Search code examples
c++performanceiterationlapack

LAPACK function gets slower after first iteration


I am implementing an iterative algorithm that uses LAPACK for PSD Projections (doesn't really matter, the point is I'm calling this function over and over):

void useLAPACK(vector<double>& x, int N){

    /* Locals */
    int n = N, il, iu, m, lda = N, ldz = N, info, lwork, liwork;
    double abstol;
    double vl,vu;
    int iwkopt;
    int* iwork;
    double wkopt;
    double* work;
    /* Local arrays */
    int isuppz[N];
    double w[N], z[N*N];

    /* Negative abstol means using the default value */
    abstol = -1.0;
    /* Set il, iu to compute NSELECT smallest eigenvalues */
    vl = 0;
    vu = 1.79769e+308;
    /* Query and allocate the optimal workspace */
    lwork = -1;
    liwork = -1;
    dsyevr_( (char*)"Vectors", (char*)"V", (char*)"Upper", &n, &x[0], &lda, &vl, &vu, &il, &iu,
             &abstol, &m, w, z, &ldz, isuppz, &wkopt, &lwork, &iwkopt, &liwork,
             &info );
    lwork = (int)wkopt;
    work = (double*)malloc( lwork*sizeof(double) );
    liwork = iwkopt;
    iwork = (int*)malloc( liwork*sizeof(int) );
    /* Solve eigenproblem */
    dsyevr_( (char*)"Vectors", (char*)"V", (char*)"Upper", &n, &x[0], &lda, &vl, &vu, &il, &iu,
             &abstol, &m, w, z, &ldz, isuppz, work, &lwork, iwork, &liwork,
             &info );
    /* Check for convergence */
    if( info > 0 ) {
        printf( "The dsyevr (useLAPACK) failed to compute eigenvalues.\n" );
        exit( 1 );
    }
    /* Print the number of eigenvalues found */
    //printf( "\n The total number of eigenvalues found:%2i\n", m );
    //print_matrix( "Selected eigenvalues", 1, m, w, 1 );
    //print_matrix( "Selected eigenvectors (stored columnwise)", n, m, z, ldz );
    //Eigenvectors are returned as stacked columns (in total m)
    //Outer sum calculation is fastest.
    for(int i = 0; i < N*N; ++i) x[i] = 0;
    double lambda;
    double vrow1,vrow2;
    for(int col = 0; col < m; ++col) {
        lambda = w[col];
        for (int row1 = 0; row1 < N; ++row1) {
            vrow1 = z[N*col+row1];
            for(int row2 = 0; row2 < N; ++row2){
                vrow2 = z[N*col+row2];
                x[row1*N+row2]  += lambda*vrow1*vrow2;
            }
        }
    }
    free( (void*)iwork );
    free( (void*)work );
}

Now my time measurements show that the first call takes about 4ms, but then it increases to 100ms.

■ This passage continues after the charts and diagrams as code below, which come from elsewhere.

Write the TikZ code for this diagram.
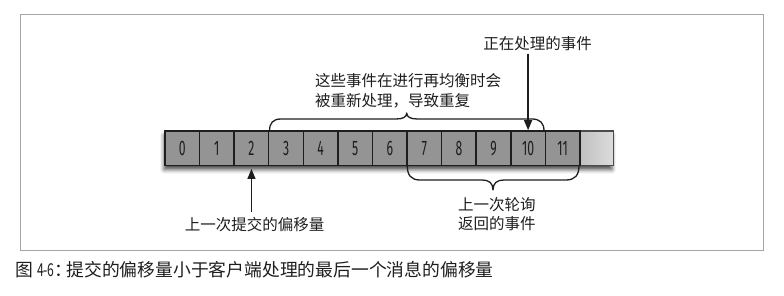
\documentclass[tikz,border=0pt]{standalone}
\usepackage{graphicx}
\usepackage{fontspec}
\setmainfont{Liberation Serif}
\newfontfamily\cjk{Noto Sans CJK SC}
\newfontfamily\digitfont[FakeStretch=0.58]{Fira Sans}
\usetikzlibrary{arrows.meta,shadows.blur}

\definecolor{cellgray}{RGB}{148,148,148}
\definecolor{tailgray}{RGB}{192,192,192}
\definecolor{framegray}{RGB}{165,165,165}
\definecolor{ink}{RGB}{30,30,30}

\begin{document}
\begin{tikzpicture}[x=1pt,y=-1pt,
  cell/.style={draw=ink, line width=1.5pt, fill=cellgray,
    minimum width=34.6pt, minimum height=34.7pt, inner sep=0pt,
    font=\digitfont\fontsize{21}{21}\selectfont, text=ink},
  label/.style={font=\cjk\fontsize{15.5}{19}\selectfont, text=ink, inner sep=0pt},
  pointer/.style={draw=ink, line width=1.3pt, -{Triangle[length=10pt,width=8pt]}},
  bracket/.style={draw=ink, line width=1.3pt, line join=round, line cap=round},
]
\useasboundingbox (0,0) rectangle (784,296);

% figure frame
\draw[framegray, line width=1pt] (20,15) rectangle (763,251);

% soft shadow under the log
\path[fill=white, blur shadow={shadow xshift=-1pt, shadow yshift=-4pt,
  shadow blur radius=4pt, shadow opacity=70}] (165,131) rectangle (613,165.7);

% empty tail of the log
\node[draw=ink!80, line width=1.5pt, left color=tailgray, right color=tailgray!55,
  minimum width=33.8pt, minimum height=34.7pt, inner sep=0pt] (tail) at (596.4,148.3) {};

% offsets 0..11
\foreach \i in {0,...,11}
  \node[cell] (c\i) at (182.3+34.58*\i,148.3) {\i};

% labels
\node[label] (proc) at (537.5,43.3) {正在处理的事件};
\node[label, anchor=west, align=left, font=\cjk\fontsize{15.5}{20}\selectfont]
  (rebal) at (315,91) {这些事件在进行再均衡时会\\被重新处理，导致重复};
\node[label, anchor=west, align=left, font=\cjk\fontsize{15.5}{18.5}\selectfont]
  (poll) at (458,214) {上一次轮询\\返回的事件};
\node[label] (commit) at (254.5,224.5) {上一次提交的偏移量};

% pointers
\draw[pointer, shorten <=3pt] (c10.north |- proc.south) -- (c10.north);
\draw[pointer, shorten <=5pt, shorten >=2.5pt] (c2.south |- commit.north) -- (c2.south);

% brace over offsets 3..10
\draw[bracket] (269.5,131) .. controls (269.5,123) and (273,119) .. (281,119)
  -- (396,119) .. controls (403,119) and (406.7,117) .. (406.7,113)
  .. controls (406.7,117) and (410.5,119) .. (417.5,119)
  -- (532,119) .. controls (540,119) and (544,123) .. (544,131);

% brace under offsets 7..11
\draw[bracket] (407.3,166) .. controls (407.3,175) and (411,180) .. (420,180)
  -- (482,180) .. controls (489,180) and (493,183) .. (493,190)
  .. controls (493,183) and (497,180) .. (504,180)
  -- (566,180) .. controls (575,180) and (579,175) .. (579,166);

% caption
\node[anchor=west, inner sep=0pt, text=ink, font=\cjk\fontsize{17.8}{18}\selectfont]
  (caption) at (15,270)
  {图\hspace{4pt}\scalebox{0.68}[1]{4-6}：\hspace{-6pt}提交的偏移量小于客户端处理的最后一个消息的偏移量};
\end{tikzpicture}
\end{document}
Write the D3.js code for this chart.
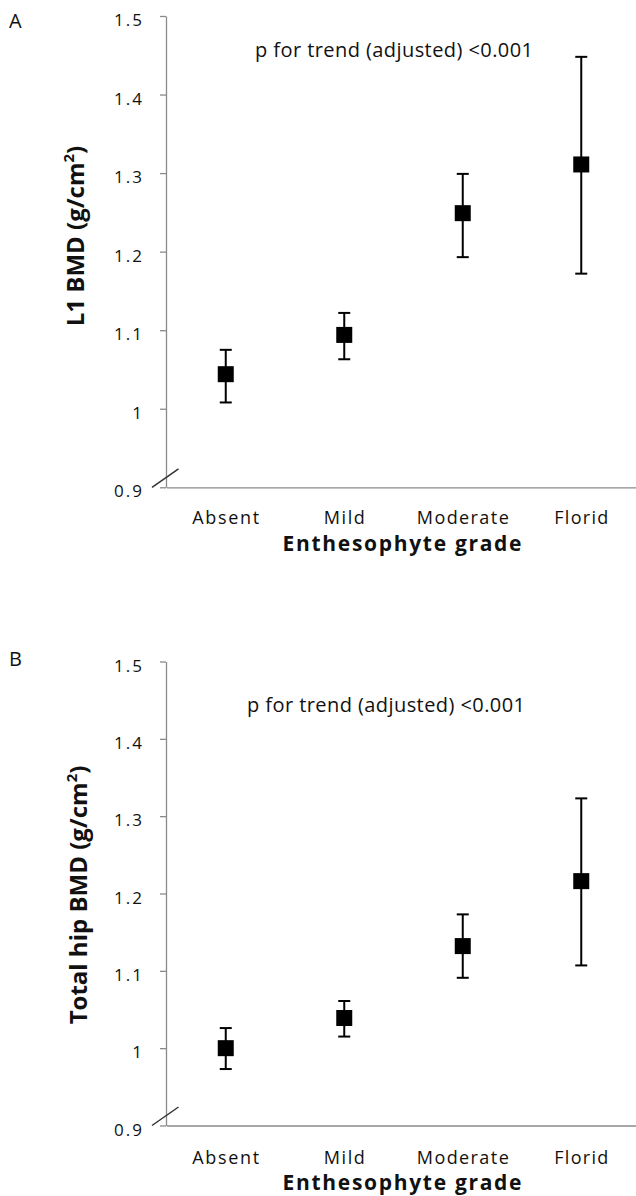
<!DOCTYPE html>
<html>
<head>
<meta charset="utf-8">
<script src="https://cdn.jsdelivr.net/npm/d3@7"></script>
<style>
  html, body { margin: 0; padding: 0; background: #fff; }
  svg { display: block; }
  text { font-family: "Open Sans", "Noto Sans", sans-serif; fill: #111; }
</style>
</head>
<body>
<svg id="chart" width="636" height="1196"></svg>
<script>
// ---- data ----
const categories = ["Absent", "Mild", "Moderate", "Florid"];
const l1Mean  = [1.044, 1.094, 1.249, 1.311];
const l1Lower = [1.008, 1.063, 1.193, 1.172];
const l1Upper = [1.075, 1.122, 1.299, 1.448];
const hipMean  = [1.000, 1.039, 1.132, 1.216];
const hipLower = [0.973, 1.015, 1.091, 1.107];
const hipUpper = [1.026, 1.061, 1.173, 1.323];
const yTicks = [0.9, 1.0, 1.1, 1.2, 1.3, 1.4, 1.5];
const yTickLabels = ["0.9", "1", "1.1", "1.2", "1.3", "1.4", "1.5"];
const xTitle = "Enthesophyte grade";
const trendText = "p for trend (adjusted) <0.001";

const svg = d3.select("#chart");

function drawPanel(cfg) {
  const g = svg.append("g");
  const x = d3.scaleBand().domain(categories).range([166.5, 640.5]).padding(0);
  const y = d3.scaleLinear().domain([0.9, 1.5]).range([cfg.yBottom, cfg.yTop]);

  // y axis
  const ya = g.append("g").attr("transform", "translate(166,0)")
    .call(d3.axisLeft(y).tickValues(yTicks).tickFormat((d, i) => yTickLabels[i]).tickSize(6).tickSizeOuter(0));
  ya.select(".domain").attr("stroke", "#8a8a8a").attr("stroke-width", 1.3);
  ya.selectAll(".tick line").attr("stroke", "#8a8a8a").attr("stroke-width", 1.3);
  ya.selectAll(".tick text")
    .attr("x", -24).attr("y", 9.5).attr("dy", 0)
    .style("font-family", "'Open Sans', sans-serif")
    .style("font-size", "17px").attr("fill", "#111")
    .each(function (d, i) {
      if (yTickLabels[i].length === 3) d3.select(this).attr("textLength", 28).attr("lengthAdjust", "spacing");
    });

  // x axis
  const xa = g.append("g").attr("transform", `translate(0,${cfg.yBottom})`)
    .call(d3.axisBottom(x).tickSize(0).tickSizeOuter(0));
  xa.select(".domain").attr("stroke", "#8a8a8a").attr("stroke-width", 1.3);
  const catWidths = {Absent: 67, Mild: 41, Moderate: 92, Florid: 54};
  xa.selectAll(".tick text")
    .attr("y", cfg.catOffset).attr("dy", 0)
    .style("font-family", "'Open Sans', sans-serif")
    .style("font-size", "18px").attr("fill", "#111")
    .attr("textLength", d => catWidths[d]).attr("lengthAdjust", "spacing");

  // axis break mark
  g.append("line")
    .attr("x1", 152).attr("y1", cfg.yBottom)
    .attr("x2", 178.5).attr("y2", cfg.yBottom - 18.5)
    .attr("stroke", "#333").attr("stroke-width", 1.5);

  // x title
  g.append("text")
    .attr("x", 402).attr("y", cfg.yBottom + cfg.titleOffset)
    .attr("text-anchor", "middle")
    .style("font-size", "21px").style("font-weight", "bold")
    .attr("textLength", 239).attr("lengthAdjust", "spacing")
    .text(xTitle);

  // y title (rotated)
  const yt = g.append("text")
    .attr("transform", `translate(${cfg.yTitleX},${cfg.yTitleY}) rotate(-90)`)
    .attr("text-anchor", "middle")
    .style("font-size", "24px").style("font-weight", "bold");
  yt.append("tspan").text(cfg.yLabel + " (g/cm");
  yt.append("tspan").text("2").style("font-size", "15px").attr("dy", -10);
  yt.append("tspan").text(")").attr("dy", 10);

  // panel letter
  g.append("text").attr("x", 9).attr("y", cfg.letterY)
    .style("font-size", "20px").text(cfg.letter);

  // trend text
  g.append("text").attr("x", cfg.trendX).attr("y", cfg.trendY)
    .style("font-size", "20px")
    .attr("textLength", 278).attr("lengthAdjust", "spacing")
    .text(trendText);

  // error bars + markers
  const cx = d => x(d) + x.bandwidth() / 2;
  const pts = g.append("g");
  categories.forEach((c, i) => {
    pts.append("line")
      .attr("x1", cx(c)).attr("x2", cx(c))
      .attr("y1", y(cfg.lower[i])).attr("y2", y(cfg.upper[i]))
      .attr("stroke", "#000").attr("stroke-width", 2);
    [cfg.lower[i], cfg.upper[i]].forEach(v => {
      pts.append("line")
        .attr("x1", cx(c) - 6).attr("x2", cx(c) + 6)
        .attr("y1", y(v)).attr("y2", y(v))
        .attr("stroke", "#000").attr("stroke-width", 2);
    });
    pts.append("rect")
      .attr("x", cx(c) - 8).attr("y", y(cfg.mean[i]) - 8)
      .attr("width", 16).attr("height", 16)
      .attr("fill", "#000");
  });
}

drawPanel({
  yTop: 16, yBottom: 487.3, catOffset: 37, titleOffset: 64,
  yTitleX: 84, yTitleY: 236, yLabel: "L1 BMD",
  letter: "A", letterY: 28, trendX: 255, trendY: 57,
  mean: l1Mean, lower: l1Lower, upper: l1Upper
});
drawPanel({
  yTop: 661.5, yBottom: 1125.5, catOffset: 38, titleOffset: 64.5,
  yTitleX: 87, yTitleY: 895, yLabel: "Total hip BMD",
  letter: "B", letterY: 666, trendX: 247, trendY: 711.5,
  mean: hipMean, lower: hipLower, upper: hipUpper
});
</script>
</body>
</html>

Is there a good explanation for this in this code? x is the same vector every time.


Solution

  • I think I have figured out the problem. My algorithm starts with the zero matrix and afterwards the number of positive eigenvalues are more or less half positive half negative. dsyevr only calculates positive eigenvalues and corresponding eigenvectors with those arguments. I suppose if all are zero it doesn't really have to calculate any eigenvectors, which makes the algorithm much faster. Thanks for all the answers and sorry about the missing information.